米共和党議員がこのほど、孔子学院などに対して監視強化を求める「外国影響力透明化法案」を上下両院に提出した。共和党のマルコ・ルビオ上院議員、トム・コットン上院議員、ジョー・ウィルソン下院議員の3人によるものだ。
同法案は、孔子学院への監視に加え、全米の大学に、外国機関や団体などから5万ドル相当の贈答品や寄付、契約などを受領した際の開示を義務付けることを求めている。
こうした動きについて、中国外務省の華春瑩(かしゅんえい)報道官は22日の記者会見で、「時代遅れの考え」だと批判した。
2月にも、FBIが孔子学院について捜査を進めていることが明らかになっており、孔子学院をめぐる米中の攻防が繰り広げられている。
146カ国、1500カ所以上に広がる
孔子学院は、世界各国の大学などの教育機関と提携し、中国語学習や中国文化体験の場を提供する機関だ。例えば、米名門公立大学のカリフォルニア大学バークレー校では、同学院が料理教室や書道教室、中国の伝統的な楽器を体験できる音楽教室など、さまざまな文化体験の場を設けている。

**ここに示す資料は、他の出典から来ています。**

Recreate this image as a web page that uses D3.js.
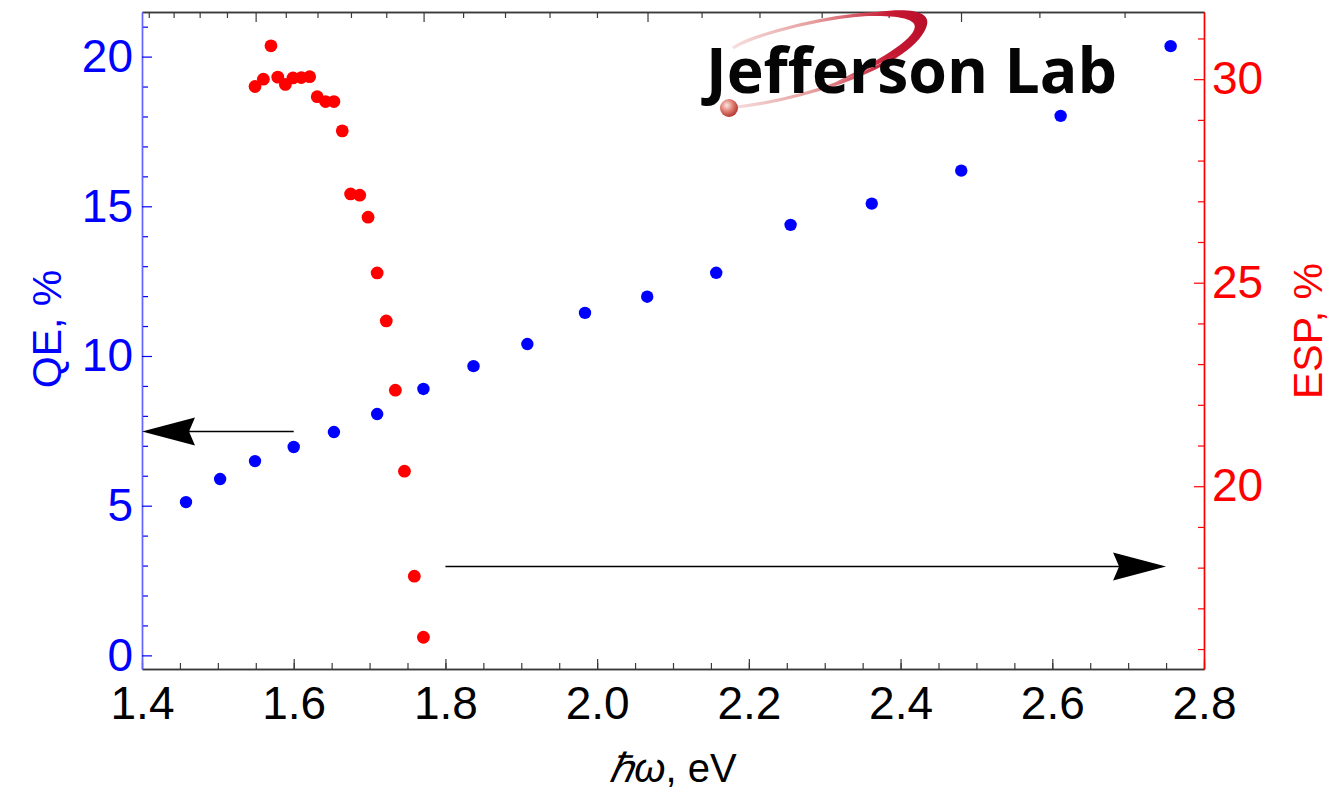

一見、単なる「文化交流」に見える活動だが、実際には中国共産党のプロパガンダ活動の拠点となっている。
孔子学院の授業では、共産党がタブー視する天安門事件や法輪功、チベットなどの民主化運動や人権問題に関するテーマは一切扱われず、中国共産党の正当性を強調する内容になっている。また、米大学がチベット亡命政府のダライ・ラマ師を講演に招いた際には、同学院の介入により講演が中止になったこともある。
文化交流機関の体裁をとっているが、実際には中国共産党に不都合な内容の授業が行われないよう、諸外国の教育機関に介入している。こうした中国共産党のプロパガンダ機関であるとも言える孔子学院は、すでにアメリカに100校以上存在しており、米議員が危機感を訴えるのは当然のことだろう。
2017年12月に中国で行われた「第12回世界孔子学院大会」によると、孔子学院は世界146の国と地域で525校、小規模な孔子教室は1113カ所に開校しており、計1500校以上を展開している。
日本でも、早稲田大学や立命館大学、桜美林大学や武蔵野大学などに孔子学院が設立されており、純粋に中国語や中国文化を学びたい日本人が孔子学院に通い、いつの間にか洗脳されてしまう恐れがある。
実際、同学院は安価に中国語講座を受けられることで定評がある。例えば、日本のある大学に併設される孔子学院では、通年28回の中国語講座のコースを5万円ほどで受けられる。一般の中国語教室が月4回の講座を2万円ほどで提供していることを考えると、格安だ。
安さにつられて通った結果、少しずつ中国共産党の思想に染まっていた――。ということが起きないよう注意が必要だ。アメリカを見習って、日本でも法整備を求める声をあげるべきだろう。